Assignment 3 - 2022

 

Team 1: blocked processes in blocking_device

Make the pid of all processes blocked in blocking_device visible in /sys/show_blocked.
Test it. You may run "read_test  &" as many times as you wish.
tip: Do you know what is a file in sysfs? It just exports some information from the kernel. In order to create "show_blocked",  you do not have to create any additional data structure (such as an array) inside the kernel. You will have to look for the pid of all blocked processes looking some data structure that already exists.
Notice that when you have many "read_test" processes waiting for a char, when one char arrives from keyboard, all processes are put to run. Change this behavior, and give one char to just one process, keeping all others blocked.

Team 2: systemtap: I/O monitoring

You are not using Shibata's work.
systemtap is a script language developed by RedHat that runs in kernel mode. It collects and displays kernel data (or even user data) as the user wishes. See https://sourceware.org/systemtap/SystemTap_Beginners_Guide/
The script https://sourceware.org/systemtap/SystemTap_Beginners_Guide/traceio2sect.html shows how to monitor I/O activity on a specific device.
For this assignment, use the centos distribution because it deals much better with SystemTap. 
Run this script to monitor different devices in your computer, specially, your mouse. Monitor your mouse in a X windows environment. Who uses it? 
Create a C program that opens the mouse device and continually reads it and displays the character received. At the same time, monitor the mouse use by the systemtap script.

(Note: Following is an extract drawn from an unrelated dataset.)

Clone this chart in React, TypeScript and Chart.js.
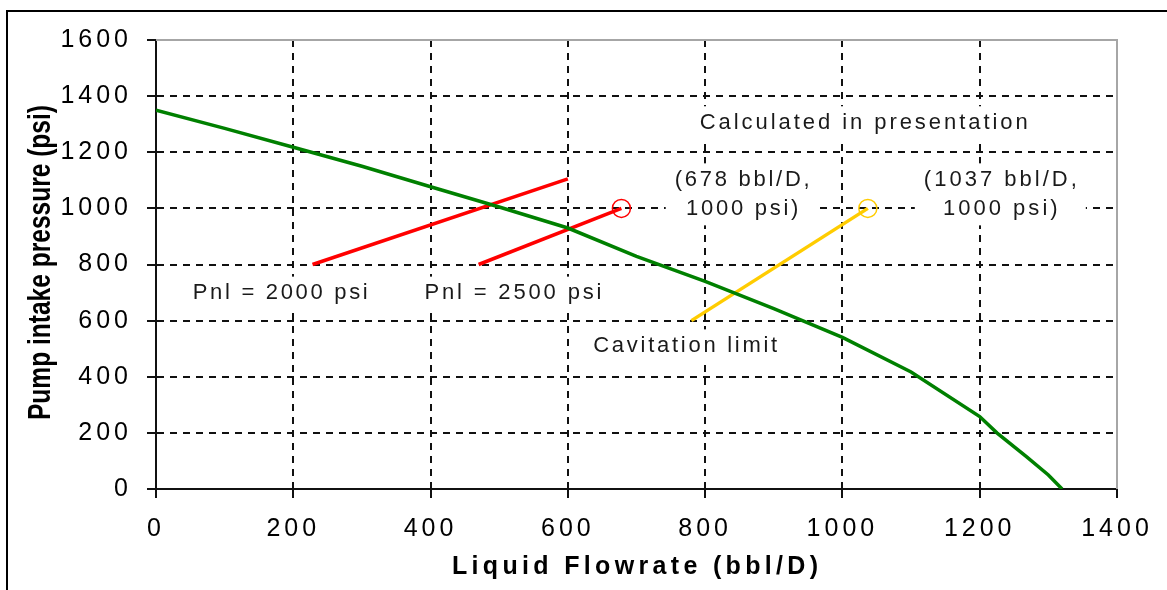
import React, { useEffect, useRef } from "react";
import { Chart, registerables } from "chart.js";

Chart.register(...registerables);

// ---- data ----
const xTickValues = [0, 200, 400, 600, 800, 1000, 1200, 1400];
const yTickValues = [0, 200, 400, 600, 800, 1000, 1200, 1400, 1600];

const pumpFlow = [0, 100, 200, 300, 400, 500, 600, 700, 800, 900, 1000, 1100, 1200, 1225, 1268, 1300, 1320];
const pumpPressure = [1350, 1285, 1218, 1150, 1077, 1005, 930, 829, 740, 643, 540, 417, 258, 200, 115, 50, 0];

const ipr2000Flow = [228, 600];
const ipr2000Pressure = [800, 1105];

const ipr2500Flow = [470, 678];
const ipr2500Pressure = [800, 1000];

const cavitationFlow = [780, 1037];
const cavitationPressure = [600, 1000];

const opPointRedFlow = [678];
const opPointRedPressure = [1000];
const opPointYellowFlow = [1037];
const opPointYellowPressure = [1000];

const xTitle = "Liquid Flowrate (bbl/D)";
const yTitle = "Pump intake pressure (psi)";

const noteTexts = [
  "Calculated in presentation",
  "(678 bbl/D,\n1000 psi)",
  "(1037 bbl/D,\n1000 psi)",
  "Pnl = 2000 psi",
  "Pnl = 2500 psi",
  "Cavitation limit",
];
const noteX = [1031, 854, 1230, 181, 520, 771];
const noteY = [1305, 1050, 1050, 698, 698, 510];
const noteWidth = [328, 135, 153, 175, 177, 184];

const toPts = (xs: number[], ys: number[]) => xs.map((x, i) => ({ x, y: ys[i] }));

function drawFitted(
  ctx: CanvasRenderingContext2D,
  text: string,
  cx: number,
  cy: number,
  width: number,
  font: string,
  color: string
) {
  ctx.save();
  ctx.font = font;
  (ctx as any).letterSpacing = "0px";
  const w = ctx.measureText(text).width;
  const n = Array.from(text).length;
  ctx.fillStyle = color;
  ctx.textBaseline = "middle";
  ctx.textAlign = "left";
  if (w <= width) {
    const sp = n > 1 ? (width - w) / (n - 1) : 0;
    (ctx as any).letterSpacing = sp + "px";
    ctx.fillText(text, cx - width / 2, cy);
  } else {
    ctx.translate(cx - width / 2, cy);
    ctx.scale(width / w, 1);
    ctx.fillText(text, 0, 0);
  }
  ctx.restore();
}

const NOTE_FONT = '22px "Liberation Sans", Arial, sans-serif';
const NOTE_LINE = 29;

const notesPlugin = {
  id: "notes",
  beforeDatasetsDraw(chart: any) {
    const ctx: CanvasRenderingContext2D = chart.ctx;
    const xs = chart.scales.x;
    const ys = chart.scales.y;
    noteTexts.forEach((t, i) => {
      const lines = t.split("\n");
      const cx = xs.getPixelForValue(noteX[i]);
      const cy = ys.getPixelForValue(noteY[i]);
      const h = lines.length * NOTE_LINE;
      const top = cy - h / 2;
      ctx.save();
      (ctx as any).letterSpacing = "0px";
      ctx.fillStyle = "#fff";
      ctx.fillRect(cx - noteWidth[i] / 2 - 9, top - 2, noteWidth[i] + 18, h + 4);
      ctx.font = NOTE_FONT;
      const w0 = ctx.measureText(lines[0]).width;
      const n0 = Array.from(lines[0]).length;
      const sp = Math.max(0, (noteWidth[i] - w0) / (n0 - 1));
      (ctx as any).letterSpacing = sp + "px";
      ctx.fillStyle = "#1a1a1a";
      ctx.textBaseline = "middle";
      ctx.textAlign = "left";
      lines.forEach((ln, k) => {
        const wl = ctx.measureText(ln).width - sp;
        ctx.fillText(ln, cx - wl / 2, top + NOTE_LINE / 2 + k * NOTE_LINE);
      });
      ctx.restore();
    });
  },
};

const letterSpacingPlugin = {
  id: "letterSpacing",
  beforeLayout(chart: any) {
    chart.ctx.letterSpacing = "4px";
  },
  beforeDraw(chart: any) {
    chart.ctx.letterSpacing = "4px";
  },
};

const framePlugin = {
  id: "frameAndTitles",
  afterDraw(chart: any) {
    const ctx: CanvasRenderingContext2D = chart.ctx;
    const a = chart.chartArea;
    ctx.save();
    (ctx as any).letterSpacing = "0px";
    ctx.strokeStyle = "#a6a6a6";
    ctx.lineWidth = 2;
    ctx.beginPath();
    ctx.moveTo(a.left, a.top);
    ctx.lineTo(a.right, a.top);
    ctx.lineTo(a.right, a.bottom);
    ctx.stroke();
    ctx.restore();

    drawFitted(ctx, xTitle, 635, 567, 366, 'bold 25px "Liberation Sans", Arial, sans-serif', "#000");
    ctx.save();
    ctx.translate(41, 262.5);
    ctx.rotate(-Math.PI / 2);
    drawFitted(ctx, yTitle, 0, 0, 315, 'bold 31px "Liberation Sans Narrow", "Liberation Sans", Arial, sans-serif', "#000");
    ctx.restore();
  },
};

export default function App() {
  const canvasRef = useRef<HTMLCanvasElement | null>(null);

  useEffect(() => {
    if (!canvasRef.current) return;
    const lineDs = (label: string, xs: number[], ys: number[], color: string) => ({
      label,
      data: toPts(xs, ys),
      showLine: true,
      borderColor: color,
      backgroundColor: color,
      borderWidth: 3.5,
      pointRadius: 0,
      pointHoverRadius: 0,
      tension: 0,
    });
    const pointDs = (label: string, xs: number[], ys: number[], color: string) => ({
      label,
      data: toPts(xs, ys),
      showLine: false,
      borderColor: color,
      backgroundColor: "rgba(0,0,0,0)",
      borderWidth: 1.5,
      pointRadius: 9,
      pointBorderWidth: 1.5,
    });

    const tickFont = { family: '"Liberation Sans", Arial, sans-serif', size: 25 };

    const chart = new Chart(canvasRef.current, {
      type: "scatter",
      data: {
        datasets: [
          lineDs("Pump", pumpFlow, pumpPressure, "#008000"),
          lineDs("Pnl = 2000 psi", ipr2000Flow, ipr2000Pressure, "#ff0000"),
          lineDs("Pnl = 2500 psi", ipr2500Flow, ipr2500Pressure, "#ff0000"),
          lineDs("Cavitation limit", cavitationFlow, cavitationPressure, "#ffcc00"),
          pointDs("678 bbl/D", opPointRedFlow, opPointRedPressure, "#ff0000"),
          pointDs("1037 bbl/D", opPointYellowFlow, opPointYellowPressure, "#ffcc00"),
        ],
      },
      options: {
        animation: false,
        responsive: true,
        maintainAspectRatio: false,
        devicePixelRatio: 1,
        layout: { padding: { left: 0, top: 40, right: 50, bottom: 0 } },
        plugins: {
          legend: { display: false },
          tooltip: { enabled: false },
        },
        scales: {
          x: {
            type: "linear",
            min: 0,
            max: 1400,
            afterBuildTicks: (s: any) => {
              s.ticks = xTickValues.map((v) => ({ value: v }));
            },
            afterFit: (s: any) => {
              s.height = 101;
              s.paddingLeft = 0;
              s.paddingRight = 0;
            },
            ticks: {
              padding: 16,
              color: "#000",
              font: tickFont,
              maxRotation: 0,
              autoSkip: false,
              callback: (v: any) => String(v),
            },
            grid: {
              color: (c: any) =>
                c.tick && (c.tick.value === 0 || c.tick.value === 1400) ? "rgba(0,0,0,0)" : "#111",
              lineWidth: 2,
              tickColor: "#111",
              tickLength: 9,
              tickWidth: 2,
            },
            border: { display: true, color: "#111", width: 2, dash: [7, 6] },
          },
          y: {
            type: "linear",
            min: 0,
            max: 1600,
            afterBuildTicks: (s: any) => {
              s.ticks = yTickValues.map((v) => ({ value: v }));
            },
            afterFit: (s: any) => {
              s.width = 156;
              s.paddingTop = 0;
              s.paddingBottom = 0;
            },
            ticks: {
              padding: 15,
              color: "#000",
              font: tickFont,
              autoSkip: false,
              callback: (v: any) => String(v),
            },
            grid: {
              color: (c: any) =>
                c.tick && (c.tick.value === 0 || c.tick.value === 1600) ? "rgba(0,0,0,0)" : "#111",
              lineWidth: 2,
              tickColor: "#111",
              tickLength: 9,
              tickWidth: 2,
            },
            border: { display: true, color: "#111", width: 2, dash: [7, 6] },
          },
        },
      },
      plugins: [letterSpacingPlugin, notesPlugin, framePlugin],
    } as any);

    return () => chart.destroy();
  }, []);

  return (
    <div style={{ position: "absolute", left: 0, top: 0, width: 1167, height: 590, background: "#fff" }}>
      <div
        style={{
          position: "absolute",
          left: 6,
          top: 10,
          width: 1200,
          height: 700,
          borderTop: "2.5px solid #000",
          borderLeft: "2.5px solid #000",
        }}
      />
      <div style={{ position: "absolute", left: 0, top: 0, width: 1167, height: 590 }}>
        <canvas ref={canvasRef} />
      </div>
    </div>
  );
}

Team 3: A bare linux drive

Read and experiment phase 3 work in  http://linux-kernel-lab.blogspot.com/2018/06/blocking-device.html . Create the bare drive /dev/bare_device by http://www2.pcs.usp.br/~jkinoshi/2020/Exp8_revisada_17_10_19.doc
in Shibata's work. 

Experiment it for reading and writing as:
echo "asdf" > /dev/bare_device
cat /dev/bare_device

Shibata's team had to enable devtmpfs to work with /dev as /dev isn't present in rootfs. 
Answer: how does linux kernel, using devtmpfs, populate /dev ?
It is possible, however, to have /dev/bare_device working without the devtmpfs kernel option enabled.
Study it, disable the devtmpfs kernel option and make another /dev/bare_device work.
There are two ways to insert a driver in a kernel - 1) creating the kernel with the driver or 2)through insmod (using a shell). If you choose option one, you will have to:


Team 4: console; input

Read and experiment phase 3 work in http://linux-kernel-lab.blogspot.com/2018/06/blocking-device.html
We noticed that the qemu uses the driver amba-pl011 for input because it boots as if a uart terminal is connected to the versatile board. Study how the driver writes characters and receives it. Make the driver counts the number of received characters by modifying the interrupt handler.  Printscreen the gdb when it enters in the interrupt handler after a key is pressed. Printscreen showing the number of received characters.


Team 5: pressed key

Create /sys/pressed_key which counts the number of interruptions from keyboard. Tip: see when the keyboard interrupts. Insert breakpoints near the vector interrupt to capture the keyboard interrupt but be careful to avoid the super frequent timer interruptions.
tip: did you understand what is sysfs? See: team 8 in http://linux-kernel-lab.blogspot.com/2018/04/assignments-1.html 

Team 6: clock and timer

The manual of the versatile board is on: 
It uses the timer:
This timer configuration (addresses and ports) are handled by ~/Downloads/pcs3746-sistemas-operacionais/1/linux/drivers/clocksource/timer-sp804.c
Questions:
1. How to be sure that timer-sp804.c is running on your linux? Insert a breakpoints on functions of this file to understand how they are called and why. Explain it.
2. Change some parameters of the timer to see how they affect the linux, i.e., modify (write) some timer registers. For instance, make the timer interruptions never happens, or make it happens in a very low frequency. Compare how different the actual time (seconds) is from our real world before and after changing the timer behavior.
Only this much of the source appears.